JPMorgan, Citi profits improve amid signs of recovery
CHARLOTTE, N.C. (AP) — Two of the nation’s biggest banks — JPMorgan Chase and Citigroup — said Tuesday that their profits improved markedly over the summer, as the U.S. economy tried to bounce back from the coronavirus shutdowns that were imposed earlier this year.
Even so, both New York banks warned that much uncertainty remains about where the U.S. economy is headed, and top bank executives bluntly said there is a need for another economic stimulus package to keep the economy from slipping into recession again.
“A good, well-designed stimulus package will simply increase the chance we get better outcomes,” said JPMorgan’s Chairman and CEO Jamie Dimon in an conference call with reporters.
Both Citi and JPMorgan set aside fewer funds to cover potentially bad loans, contributing to the improvement in their third-quarter results. These loan-loss reserves, as they are known, are funds banks put aside when borrowers stop paying on their loans or there are economic signals that show a potential for more loans to go bad.
In the first months of the pandemic, banks set aside tens of billions of dollars to guard against bad loans as state and local economies came to a halt and millions of workers were laid off. Citi itself reserved about $15 billion over the first two quarters of 2020.
But in the third quarter, many cities and states started reopening their economies in phases — restaurants were allowing diners to sit outside and businesses brought limited numbers of workers back to the offices, among other actions. Many economic indicators have markedly improved since the pandemic shutdowns of April and May. For instance, unemployment, albeit still high, is down from historic records earlier in the year.
This has led a good number of investors and economists to predict that — at least economically — the worst is over when it comes to the pandemic.
JPMorgan had $611 million in loan loss provisions this quarter, a fraction of the $10.47 billion the bank set aside in the second quarter. Meanwhile Citigroup’s provision for credit losses was $2.26 billion in the third quarter compared to $7.9 billion the quarter before.
“It is as if COVID-19 never happened,” said Octavio Marenzi, CEO of Opimas, a management consultancy firm, talking about JPMorgan’s loan loss reserves.
But the optimism may be short lived. While Dimon said that if things keep improving, the bank was “over-reserved by $10 billion,” he warned that if the U.S. economy slips back into recession “we are under reserved by $20 billion.” A $30 billion swing in loan-loss reserves is massive for a bank whose quarterly revenue in the third quarter was roughly $29 billion.

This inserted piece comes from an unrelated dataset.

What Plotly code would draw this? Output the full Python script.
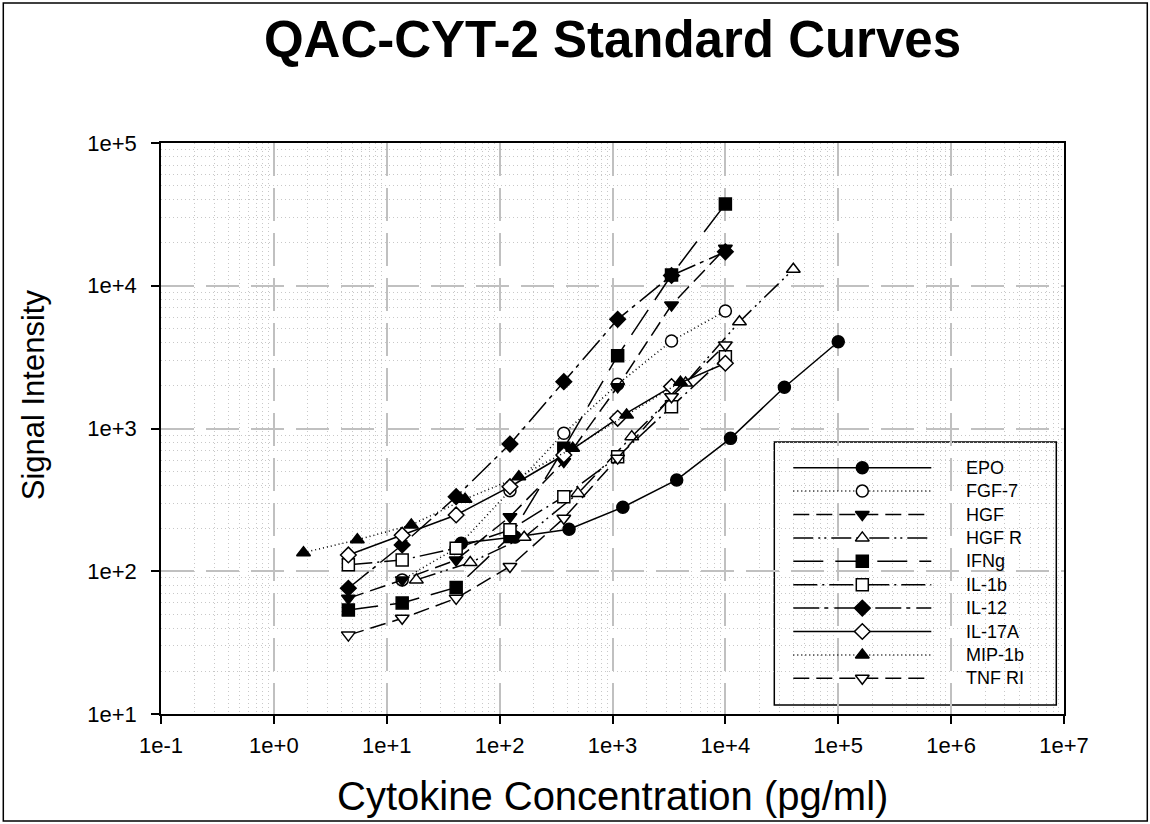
import plotly.graph_objects as go

# ---------------- data ----------------
series_names = ["EPO", "FGF-7", "HGF", "HGF R", "IFNg", "IL-1b", "IL-12", "IL-17A", "MIP-1b", "TNF RI"]

conc_std = [4.57, 13.7, 41.2, 123.5, 370.4, 1111, 3333, 10000]
conc_epo = [45.7, 137, 412, 1235, 3704, 11111, 33333, 100000]
conc_hgfr = [18.3, 54.9, 165, 494, 1481, 4444, 13333, 40000]
conc_mip = [1.83, 5.49, 16.5, 49.4, 148, 444, 1333, 4000]

epo = [157, 174, 197, 281, 436, 853, 1945, 4055]
fgf7 = [None, 87, 145, 367, 925, 2040, 4100, 6650]
hgf = [64.6, 87, 120, 241, 586, 1963, 7330, 18300]
hgfr = [87, 115, 173, 351, 877, 2080, 5600, 13040]
ifng = [53.5, 60, 77, 175, 727, 3235, 11900, 37400]
il1b = [111, 120, 145, 195, 333, 634, 1422, 3185]
il12 = [76, 153, 333, 778, 2128, 5820, 11800, 17300]
il17a = [130, 179, 248, 391, 652, 1178, 1965, 2865]
mip1b = [135, 166, 211, 320, 459, 727, 1245, 2110]
tnfri = [35.7, 46.8, 64.6, 108, 235, 620, 1671, 3845]

x_tickvals = [0.1, 1, 10, 100, 1e3, 1e4, 1e5, 1e6, 1e7]
x_ticktext = ["1e-1", "1e+0", "1e+1", "1e+2", "1e+3", "1e+4", "1e+5", "1e+6", "1e+7"]
y_tickvals = [10, 100, 1e3, 1e4, 1e5]
y_ticktext = ["1e+1", "1e+2", "1e+3", "1e+4", "1e+5"]

# ---------------- styles ----------------
FONT = "Arial, Liberation Sans, Helvetica, sans-serif"
series = [
    ("EPO", conc_epo, epo, "circle", "black", "solid"),
    ("FGF-7", conc_std, fgf7, "circle", "white", "1px,3px"),
    ("HGF", conc_std, hgf, "triangle-down", "black", "16px,7px"),
    ("HGF R", conc_hgfr, hgfr, "triangle-up", "white", "20px,5px,2px,4px,2px,5px"),
    ("IFNg", conc_std, ifng, "square", "black", "30px,12px"),
    ("IL-1b", conc_std, il1b, "square", "white", "24px,5px,2px,5px"),
    ("IL-12", conc_std, il12, "diamond", "black", "26px,5px,4px,6px"),
    ("IL-17A", conc_std, il17a, "diamond", "white", "solid"),
    ("MIP-1b", conc_mip, mip1b, "triangle-up", "black", "1px,3px"),
    ("TNF RI", conc_std, tnfri, "triangle-down", "white", "16px,7px"),
]
MSIZE = 12

fig = go.Figure()
for name, xs, ys, sym, fill, dash in series:
    fig.add_trace(go.Scatter(
        x=xs, y=ys, mode="lines+markers", name=name, showlegend=False,
        line=dict(color="black", width=1.5, dash=dash),
        marker=dict(symbol=sym, size=MSIZE, color=fill,
                    line=dict(color="black", width=1.5)),
        xaxis="x", yaxis="y", cliponaxis=False,
    ))

# ---------------- custom legend (overlay axes 0..1) ----------------
L, R, T, B = 160.7, 1063.7, 143.0, 714.0
PW, PH = R - L, B - T
def px2fx(px):
    return (px - L) / PW
def py2fy(py):
    return (B - py) / PH

row0, drow = 467.7, 23.4
lx0, lx1, lxm, ltext = px2fx(793), px2fx(931), px2fx(862), px2fx(964)
annotations = []
for i, (name, xs, ys, sym, fill, dash) in enumerate(series):
    fy = py2fy(row0 + drow * i)
    fig.add_trace(go.Scatter(
        x=[lx0, lxm, lx1], y=[fy, fy, fy], mode="lines", showlegend=False,
        line=dict(color="black", width=1.5, dash=dash), hoverinfo="skip",
        xaxis="x2", yaxis="y2"))
    fig.add_trace(go.Scatter(
        x=[lxm], y=[fy], mode="markers", showlegend=False, hoverinfo="skip",
        marker=dict(symbol=sym, size=MSIZE, color=fill,
                    line=dict(color="black", width=1.5)),
        xaxis="x2", yaxis="y2"))
    annotations.append(dict(x=ltext, y=fy, xref="paper", yref="paper", text=name,
                            showarrow=False, xanchor="left", yanchor="middle",
                            font=dict(family=FONT, size=18, color="black")))

shapes = [
    dict(type="rect", xref="paper", yref="paper",
         x0=px2fx(774), x1=px2fx(1056), y0=py2fy(705), y1=py2fy(442),
         line=dict(color="black", width=1.5), fillcolor="white", layer="below"),
    # outer frame of the picture
    dict(type="rect", xref="paper", yref="paper",
         x0=px2fx(3), x1=px2fx(1147), y0=py2fy(821), y1=py2fy(3),
         line=dict(color="black", width=1.5), fillcolor="rgba(0,0,0,0)"),
]

# axis titles
annotations.append(dict(x=0.5, y=py2fy(796), xref="paper", yref="paper",
                        text="Cytokine Concentration (pg/ml)", showarrow=False,
                        xanchor="center", yanchor="middle",
                        font=dict(family=FONT, size=40, color="black")))
annotations.append(dict(x=px2fx(33), y=py2fy(395), xref="paper", yref="paper",
                        text="Signal Intensity", showarrow=False, textangle=-90,
                        xanchor="center", yanchor="middle",
                        font=dict(family=FONT, size=31, color="black")))

x_minor = [m * 10 ** e for e in range(-1, 7) for m in range(2, 10)]
y_minor = [m * 10 ** e for e in range(1, 5) for m in range(2, 10)]

axis_common = dict(
    type="log", ticks="outside", ticklen=8, tickwidth=1.5, tickcolor="black",
    showline=True, linecolor="black", linewidth=1.5, mirror=True,
    showgrid=True, gridcolor="#c0c0c0", gridwidth=1.5, griddash="33px,12px",
    tickfont=dict(family=FONT, size=22), zeroline=False,
)

fig.update_layout(
    width=1150, height=824,
    margin=dict(l=L, r=1150 - R, t=T, b=824 - B, pad=0),
    paper_bgcolor="white", plot_bgcolor="white",
    font=dict(family=FONT, color="black"),
    title=dict(text="<b>QAC-CYT-2 Standard Curves</b>", x=0.5, xref="paper",
               y=1 - 39 / 824, yref="container", xanchor="center", yanchor="middle",
               font=dict(family=FONT, size=51, color="black")),
    xaxis=dict(range=[-1, 7], tickvals=x_tickvals, ticktext=x_ticktext,
               ticklabelstandoff=3,
               minor=dict(tickvals=x_minor, showgrid=True, gridcolor="#c8c8c8",
                          gridwidth=1, griddash="1px,3px", ticks=""),
               **axis_common),
    yaxis=dict(range=[1, 5], tickvals=y_tickvals, ticktext=y_ticktext,
               ticklabelstandoff=10,
               minor=dict(tickvals=y_minor, showgrid=True, gridcolor="#c8c8c8",
                          gridwidth=1, griddash="1px,3px", ticks=""),
               **axis_common),
    xaxis2=dict(overlaying="x", range=[0, 1], visible=False, anchor="y2"),
    yaxis2=dict(overlaying="y", range=[0, 1], visible=False, anchor="x2"),
    shapes=shapes, annotations=annotations,
)

fig.write_html("out.html", config={"displayModeBar": False},
               post_script="document.body.style.margin='0';")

JPMorgan reported a profit of $9.44 billion, or $2.92 a share, for the July to September period. That’s up from a profit of $9.08 billion, or $2.68 per share, in the same period a year earlier. The results beat analysts’ expectations for earnings of $2.23 a share, according to FactSet.
Along with fewer loan losses, JPMorgan also had a solid quarter in its investment bank. The division reported profits 52% higher than a year earlier, helped by a surge of revenue from its trading desks.
Citi said its third-quarter net income fell to $3.23 billion from $4.91 billion a year earlier. Per-share earnings for the latest quarter were $1.40. That result topped Wall Street expectations.
JPMorgan and Citi were the first of the major banks to report its results this week. Bank of American and Wells Fargo, the consumer banking giants, will report their results on Wednesday. Investment bank Goldman Sachs will also report its results.